Wouldyou usea Leader of 7 Strand wire on a Gotcha Lure for Spanish ? If so how long and what size 7 Strand? Are canyou get by with just useing a Heavy Mono leader ,say 50# test?


----------



## Chris V (Oct 18, 2007)

40-50# mono tied directly to main line, no swivel.


----------



## kingling (Apr 10, 2008)

you can use 27 or 18 lb sevenstrand or 50-60 lb mono


----------



## John B. (Oct 2, 2007)

singlestrand IMHO works wayyyy better than sevenstrand or mono.


----------



## jc1228 (Dec 29, 2007)

I use singlestrand #3 or4.


----------



## Matt09 (Jun 6, 2008)

Id say single strand also. It's pretty tough.


----------



## Turbow (Mar 7, 2008)

Ande mono in 50# works awesome.
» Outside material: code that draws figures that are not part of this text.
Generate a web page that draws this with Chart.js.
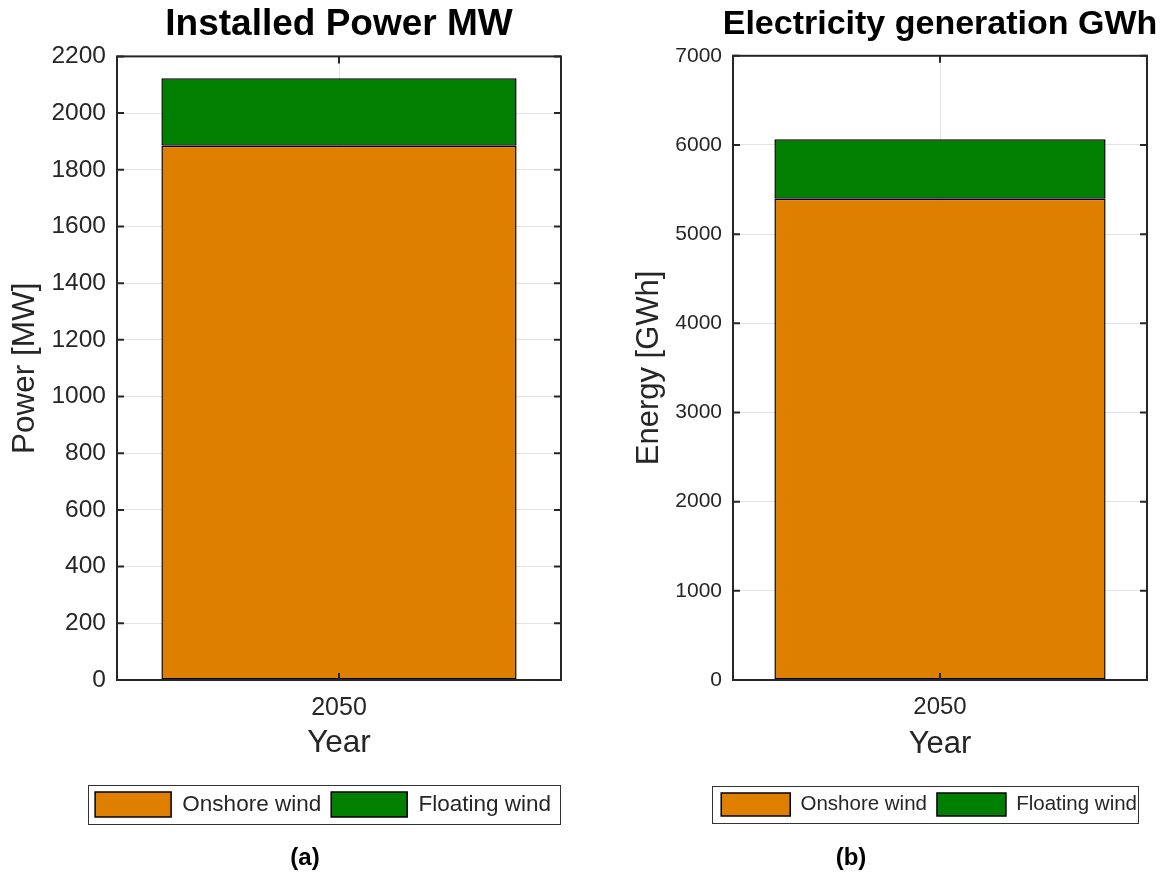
<!DOCTYPE html>
<html>
<head>
<meta charset="utf-8">
<script src="https://cdn.jsdelivr.net/npm/chart.js@4/dist/chart.umd.min.js"></script>
<style>
  html, body { margin: 0; padding: 0; background: #fff; }
  body { width: 1163px; height: 874px; position: relative; overflow: hidden;
         font-family: "Liberation Sans", Arial, sans-serif; }
  canvas { position: absolute; top: 0; }
  #powerChart { left: 0; }
  #energyChart { left: 600px; }
  .panel { position: absolute; font-weight: bold; font-size: 24px; color: #000;
           transform: translate(-50%, -50%); white-space: nowrap; }
</style>
</head>
<body>
<canvas id="powerChart" width="600" height="874"></canvas>
<canvas id="energyChart" width="563" height="874"></canvas>
<div class="panel" style="left:305px; top:857px;">(a)</div>
<div class="panel" style="left:851px; top:857px;">(b)</div>

<script>
// ---- data ----
const years = ['2050'];
const seriesNames = ['Onshore wind', 'Floating wind'];
const seriesColors = ['#DF7F00', '#007F00'];

const onshorePowerMW = [1885];
const floatingPowerMW = [238];

const onshoreEnergyGWh = [5398];
const floatingEnergyGWh = [666];

const powerTicks = { min: 0, max: 2200, step: 200 };
const energyTicks = { min: 0, max: 7000, step: 1000 };

const FONT = '"Liberation Sans", Arial, sans-serif';
const INK = '#262626';

// Let the title run wider than the plot area (it stays centred on it),
// so a long title is not squeezed to the plot width.
const wideTitle = {
  id: 'wideTitle',
  afterLayout(chart) {
    const t = chart.titleBlock;
    if (!t) return;
    t.left -= 80;
    t.right += 80;
    t.width = t.right - t.left;
  }
};

// Box around the plot area with inward tick marks on all four sides.
const axesFrame = {
  id: 'axesFrame',
  afterDatasetsDraw(chart) {
    const { ctx, chartArea: a, scales } = chart;
    const L = 7;
    ctx.save();
    ctx.strokeStyle = INK;
    ctx.lineWidth = 2;
    ctx.strokeRect(a.left, a.top, a.right - a.left, a.bottom - a.top);
    ctx.beginPath();
    scales.y.ticks.forEach((t, i) => {
      const y = scales.y.getPixelForTick(i);
      ctx.moveTo(a.left, y); ctx.lineTo(a.left + L, y);
      ctx.moveTo(a.right, y); ctx.lineTo(a.right - L, y);
    });
    scales.x.ticks.forEach((t, i) => {
      const x = scales.x.getPixelForTick(i);
      ctx.moveTo(x, a.bottom); ctx.lineTo(x, a.bottom - L);
      ctx.moveTo(x, a.top); ctx.lineTo(x, a.top + L);
    });
    ctx.stroke();
    ctx.restore();
  }
};

// Thin rectangle around the legend entries.
const legendFrame = {
  id: 'legendFrame',
  afterDraw(chart, args, opts) {
    const boxes = chart.legend && chart.legend.legendHitBoxes;
    if (!boxes || !boxes.length) return;
    const first = boxes[0], last = boxes[boxes.length - 1];
    const x0 = Math.round(first.left - opts.padLeft) + 0.5;
    const x1 = Math.round(last.left + last.width + opts.padRight) + 0.5;
    const y0 = Math.round(first.top - opts.padY) + 0.5;
    const y1 = Math.round(first.top + first.height + opts.padY) + 0.5;
    const ctx = chart.ctx;
    ctx.save();
    ctx.strokeStyle = '#333333';
    ctx.lineWidth = 1;
    ctx.strokeRect(x0, y0, x1 - x0, y1 - y0);
    ctx.restore();
  }
};

function makeChart(id, p) {
  return new Chart(document.getElementById(id), {
    type: 'bar',
    data: {
      labels: years,
      datasets: [
        { label: seriesNames[0], data: p.onshore, backgroundColor: seriesColors[0],
          borderColor: '#000', borderWidth: 1.5, borderSkipped: false },
        { label: seriesNames[1], data: p.floating, backgroundColor: seriesColors[1],
          borderColor: '#000', borderWidth: 1.5, borderSkipped: false }
      ]
    },
    plugins: [wideTitle, axesFrame, legendFrame],
    options: {
      responsive: false,
      animation: false,
      devicePixelRatio: 1,
      layout: { padding: { left: 0, right: p.padRight, top: 0, bottom: p.padBottom } },
      datasets: { bar: { barPercentage: 0.8, categoryPercentage: 1.0 } },
      plugins: {
        tooltip: { enabled: false },
        title: {
          display: true, text: p.title, fullSize: false, color: '#000',
          font: { family: FONT, size: p.titleSize, weight: 'bold', lineHeight: 1.2 },
          padding: { top: p.titlePadTop, bottom: p.titlePadBottom }
        },
        legend: {
          display: true, position: 'bottom', align: 'end', fullSize: true,
          labels: {
            color: INK, boxWidth: p.swatchW, boxHeight: p.swatchH, padding: 10,
            font: { family: FONT, size: p.legendSize }
          }
        },
        legendFrame: { padLeft: p.legendPadLeft, padRight: p.legendPadRight, padY: 7 }
      },
      scales: {
        x: {
          stacked: true,
          offset: true,
          grid: { display: true, offset: false, color: '#e3e3e3', lineWidth: 1, drawTicks: false },
          border: { display: false },
          ticks: { color: INK, padding: p.xTickPad, font: { family: FONT, size: p.xTickSize } },
          title: { display: true, text: 'Year', color: INK,
                   font: { family: FONT, size: p.axisTitleSize, lineHeight: 1.2 },
                   padding: { top: 0, bottom: p.xTitlePadBottom } },
          afterFit(scale) { scale.height = p.xAxisHeight; }
        },
        y: {
          stacked: true,
          min: p.ticks.min, max: p.ticks.max,
          grid: { color: '#e3e3e3', lineWidth: 1, drawTicks: false },
          border: { display: false },
          ticks: { stepSize: p.ticks.step, color: INK, padding: 11,
                   font: { family: FONT, size: p.yTickSize },
                   callback: (v) => String(v) },
          title: { display: true, text: p.yTitle, color: INK,
                   font: { family: FONT, size: p.axisTitleSize, lineHeight: 1.2 },
                   padding: { top: p.yTitlePadTop, bottom: 0 } },
          afterFit(scale) { scale.width = p.yAxisWidth; }
        }
      }
    }
  });
}

makeChart('powerChart', {
  onshore: onshorePowerMW, floating: floatingPowerMW, ticks: powerTicks,
  title: 'Installed Power MW', yTitle: 'Power [MW]',
  titleSize: 37, titlePadTop: 3, titlePadBottom: 9,
  xTickSize: 25, yTickSize: 24.5, axisTitleSize: 31.5, legendSize: 22.5,
  swatchW: 76, swatchH: 25, legendPadLeft: 7, legendPadRight: 9,
  padRight: 39, padBottom: 47,
  yAxisWidth: 117, xAxisHeight: 102, xTickPad: 13, xTitlePadBottom: 20, yTitlePadTop: 6
});

makeChart('energyChart', {
  onshore: onshoreEnergyGWh, floating: floatingEnergyGWh, ticks: energyTicks,
  title: 'Electricity generation GWh', yTitle: 'Energy [GWh]',
  titleSize: 34, titlePadTop: 4, titlePadBottom: 11,
  xTickSize: 24, yTickSize: 21, axisTitleSize: 31, legendSize: 20.5,
  swatchW: 69, swatchH: 23, legendPadLeft: 9, legendPadRight: 1,
  padRight: 16, padBottom: 48,
  yAxisWidth: 133, xAxisHeight: 103, xTickPad: 13, xTitlePadBottom: 20, yTitlePadTop: 31
});
</script>
</body>
</html>
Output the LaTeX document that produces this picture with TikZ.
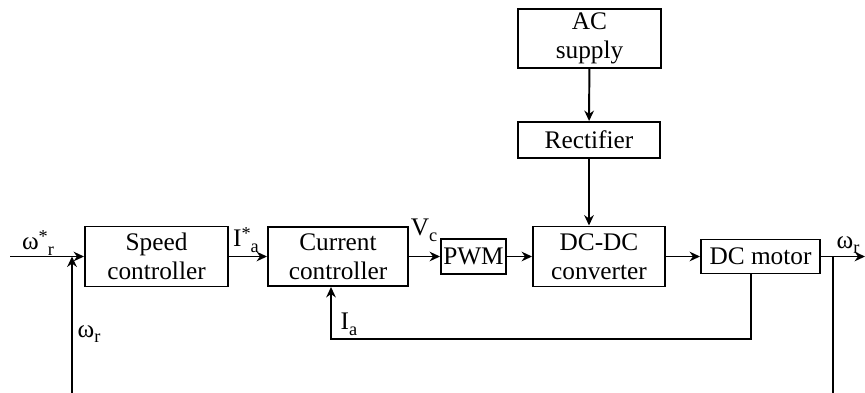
\documentclass[tikz,border=0pt]{standalone}
\usepackage{fontspec}
\setmainfont{Liberation Serif}
\usetikzlibrary{arrows.meta,positioning,calc}
\tikzset{
  >={Stealth[length=2.6mm,width=2.4mm]},
  blk/.style={draw=black,line width=1.4pt,inner sep=1pt,align=center,font=\fontsize{18}{20.6}\selectfont},
  lbl/.style={font=\fontsize{18}{20.6}\selectfont,inner sep=0pt},
  arr/.style={->,draw=black,line width=1.4pt},
}
\newcommand{\sig}[3]{#1\raisebox{0.6ex}{\fontsize{13}{13}\selectfont#2}\raisebox{-0.5ex}{\fontsize{13}{13}\selectfont#3}}

\begin{document}
\begin{tikzpicture}[x=0.25mm,y=-0.25mm]
\useasboundingbox (0,0) rectangle (865,392);
\clip (0,0) rectangle (865,392);
% blocks
\node[blk,minimum width=35.75mm,minimum height=14.75mm] (ac) at (589.5,38.5) {AC\\supply};
\node[blk,minimum width=35.5mm,minimum height=9mm] (rect) at (589,140) {Rectifier};
\node[blk,minimum width=35.75mm,minimum height=15mm] (speed) at (156.5,256.5) {Speed\\controller};
\node[blk,minimum width=35mm,minimum height=14.75mm] (curr) at (338,256.5) {Current\\controller};
\node[blk,minimum width=16.25mm,minimum height=8.75mm] (pwm) at (473.5,256.5) {PWM};
\node[blk,minimum width=33mm,minimum height=15mm] (dcdc) at (599,256.5) {DC-DC\\converter};
\node[blk,minimum width=29.75mm,minimum height=8.5mm] (motor) at (760.5,256.5) {DC motor};
% loose ends and corners
\coordinate (in) at (10,256.5);
\coordinate (out) at (865,256.5);
\coordinate (br) at (833,256.5);
\coordinate (wb) at (833,396);
\coordinate (wa) at (72,396);
\coordinate (iab) at (751,339);
\coordinate (iaa) at (331,339);
% forward path
\draw[arr] (in) -- (speed);
\draw[arr] (speed) -- (curr);
\draw[arr] (curr) -- (pwm);
\draw[arr] (pwm) -- (dcdc);
\draw[arr] (dcdc) -- (motor);
\draw[arr] (motor) -- (out);
\draw[arr] (ac) -- (rect);
\draw[arr] (rect) -- (rect |- dcdc.north);
% feedback
\draw[arr] (motor.south -| iab) -- (iab) -- (iaa) -- (iaa |- curr.south);
\draw[arr] (br) -- (wb) -- (wa) -- (wa |- in);
% signal names
\node[lbl] (wref) at (38,243) {\sig{ω}{*}{r}};
\node[lbl] (iref) at (246,240) {\sig{I}{*}{a}};
\node[lbl] (vc) at (424,230) {\sig{V}{}{c}};
\node[lbl] (wout) at (848,245) {\sig{ω}{}{r}};
\node[lbl] (wfb) at (89,334) {\sig{ω}{}{r}};
\node[lbl] (ia) at (349,324) {\sig{I}{}{a}};
\end{tikzpicture}
\end{document}
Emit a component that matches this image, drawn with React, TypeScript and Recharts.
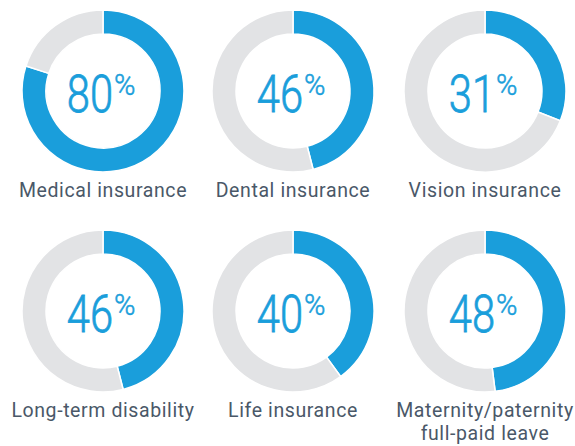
import { PieChart, Pie, Cell } from 'recharts';

const labels = [
  ['Medical insurance'],
  ['Dental insurance'],
  ['Vision insurance'],
  ['Long-term disability'],
  ['Life insurance'],
  ['Maternity/paternity', 'full-paid leave'],
];
const values = [80, 46, 31, 46, 40, 48];

const colX = [103, 293, 485];
const rowY = [91, 311];
const BLUE = '#1a9edb';
const GREY = '#e2e3e5';

function Donut({ value, label, cx, cy }: { value: number; label: string[]; cx: number; cy: number }) {
  const data = [
    { name: 'yes', v: value },
    { name: 'no', v: 100 - value },
  ];
  // local centre inside the 190x180 cell
  const lx = 95;
  const ly = 90;
  const x0 = lx + 10;
  return (
    <div style={{ position: 'absolute', left: cx - lx, top: cy - ly, width: 190, height: 180 }}>
      <PieChart width={190} height={180} margin={{ top: 0, right: 0, bottom: 0, left: 0 }}>
        <Pie
          data={data}
          dataKey="v"
          cx={lx}
          cy={ly}
          innerRadius={57}
          outerRadius={81}
          startAngle={90}
          endAngle={-270}
          stroke="#ffffff"
          strokeWidth={1.5}
          isAnimationActive={false}
        >
          <Cell fill={BLUE} />
          <Cell fill={GREY} />
        </Pie>
      </PieChart>
      <svg width={190} height={180} style={{ position: 'absolute', left: 0, top: 0, pointerEvents: 'none' }}>
        <text
          x={x0}
          y={ly + 21}
          textAnchor="end"
          fill={BLUE}
          stroke={BLUE}
          strokeWidth={0.8}
          fontFamily="Roboto, sans-serif"
          fontWeight={300}
          fontSize={52}
          transform={`translate(${x0} 0) scale(0.8 1) translate(${-x0} 0)`}
        >
          {value}
        </text>
        <text
          x={lx + 11}
          y={ly + 4}
          textAnchor="start"
          fill={BLUE}
          stroke={BLUE}
          strokeWidth={0.5}
          fontFamily="Roboto, sans-serif"
          fontWeight={300}
          fontSize={29}
        >
          %
        </text>
      </svg>
      <div
        style={{
          position: 'absolute',
          left: -15,
          top: 179,
          width: 220,
          textAlign: 'center',
          color: '#4a5868',
          fontFamily: 'Roboto, sans-serif',
          fontSize: 19.5,
          letterSpacing: 0.6,
          lineHeight: '22.5px',
        }}
      >
        {label.map((l) => (
          <div key={l}>{l}</div>
        ))}
      </div>
    </div>
  );
}

export default function App() {
  return (
    <div style={{ position: 'absolute', left: 0, top: 0, width: 575, height: 446, background: '#ffffff' }}>
      {values.map((v, i) => (
        <Donut key={i} value={v} label={labels[i]} cx={colX[i % 3]} cy={rowY[Math.floor(i / 3)]} />
      ))}
    </div>
  );
}
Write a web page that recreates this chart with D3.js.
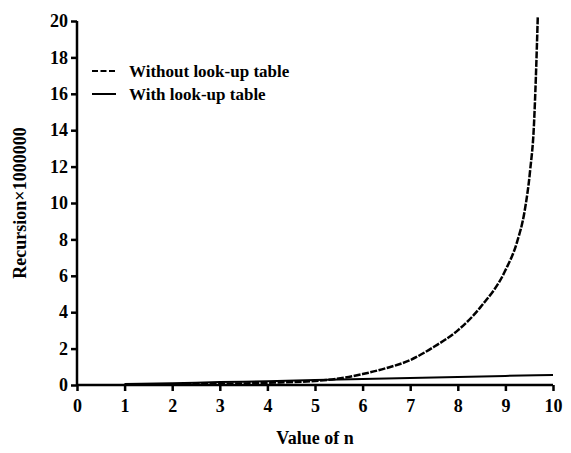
<!DOCTYPE html>
<html>
<head>
<meta charset="utf-8">
<script src="https://cdn.jsdelivr.net/npm/d3@7"></script>
</head>
<body style="margin:0">
<svg width="571" height="453"></svg>
<script>
// values (recursion count / 1000000)
var withoutN = [1, 2, 3, 4, 5, 5.5, 6, 6.5, 7, 7.5, 8, 8.5, 9, 9.25, 9.4, 9.52, 9.6, 9.64, 9.68];
var withoutVals = [0.01, 0.03, 0.06, 0.12, 0.22, 0.36, 0.6, 0.93, 1.37, 2.1, 3.0, 4.35, 6.3, 7.9, 9.5, 11.8, 14.3, 16.9, 20.2];
var withN = [1, 2, 3, 4, 5, 6, 7, 8, 9, 10];
var withVals = [0.05, 0.1, 0.16, 0.21, 0.27, 0.33, 0.38, 0.44, 0.5, 0.55];
var xTicks = [0, 1, 2, 3, 4, 5, 6, 7, 8, 9, 10];
var yTicks = [0, 2, 4, 6, 8, 10, 12, 14, 16, 18, 20];
var legendLabels = ["Without look-up table", "With look-up table"];

var svg = d3.select("svg");

var x = d3.scaleLinear().domain([0, 10]).range([77, 553]);
var y = d3.scaleLinear().domain([0, 20]).range([385, 21]);

var gx = svg.append("g")
  .attr("transform", "translate(0," + y(0) + ")")
  .call(d3.axisBottom(x).tickValues(xTicks).tickSize(6).tickPadding(8));
var gy = svg.append("g")
  .attr("transform", "translate(" + x(0) + ",0)")
  .call(d3.axisLeft(y).tickValues(yTicks).tickSize(6).tickPadding(3));

[gx, gy].forEach(function(g) {
  g.attr("font-family", "Liberation Serif").attr("font-size", 18).attr("font-weight", "bold");
  g.select(".domain").attr("stroke", "#000").attr("stroke-width", 2.5);
  g.selectAll(".tick line").attr("stroke", "#000").attr("stroke-width", 2.5);
  g.selectAll(".tick text").attr("fill", "#000");
});
// axis ends at the last ticks, no outer ends
gx.select(".domain").attr("d", "M" + x(0) + ",0H" + x(10));
gy.select(".domain").attr("d", "M0," + y(20) + "V" + y(0));

var line = d3.line()
  .x(function(d) { return x(d[0]); })
  .y(function(d) { return y(d[1]); })
  .curve(d3.curveMonotoneX);

svg.append("path")
  .datum(d3.zip(withN, withVals))
  .attr("d", line)
  .attr("fill", "none")
  .attr("stroke", "#000")
  .attr("stroke-width", 2);

svg.append("path")
  .datum(d3.zip(withoutN, withoutVals))
  .attr("d", line)
  .attr("fill", "none")
  .attr("stroke", "#000")
  .attr("stroke-width", 2.5)
  .attr("stroke-dasharray", "7,1.5");

// legend
var legend = svg.append("g").attr("transform", "translate(92,71)");
legendLabels.forEach(function(label, i) {
  var row = legend.append("g").attr("transform", "translate(0," + (i * 23) + ")");
  row.append("line")
    .attr("x1", 0).attr("x2", 24)
    .attr("stroke", "#000")
    .attr("stroke-width", 2)
    .attr("stroke-dasharray", i == 0 ? "6,2.5" : null);
  row.append("text")
    .attr("x", 37)
    .attr("y", 6)
    .attr("font-family", "Liberation Serif")
    .attr("font-weight", "bold")
    .attr("font-size", 17)
    .text(label);
});

svg.append("text")
  .attr("x", 315)
  .attr("y", 444)
  .attr("text-anchor", "middle")
  .attr("font-family", "Liberation Serif")
  .attr("font-weight", "bold")
  .attr("font-size", 18)
  .text("Value of n");

svg.append("text")
  .attr("transform", "translate(26,203) rotate(-90)")
  .attr("text-anchor", "middle")
  .attr("font-family", "Liberation Serif")
  .attr("font-weight", "bold")
  .attr("font-size", 18)
  .text("Recursion×1000000");
</script>
</body>
</html>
I actually used 60# on my last outing and hammered the Spanish all one a single lure. No worries about kinks, swivels, etc.


----------



## FishAddict (Feb 2, 2009)

I use 40-50 lb mono, no swivel. I like the cheap BPS line for this. You'll lose a few Got-Chas but catch more than you will with wire.


----------



## Dylan (Apr 15, 2008)

> *kingling (5/29/2009)*you can use 27 or 18 lb sevenstrand or 50-60 lb mono






Thats the best advice youre going to get..50lb mono should be fine


----------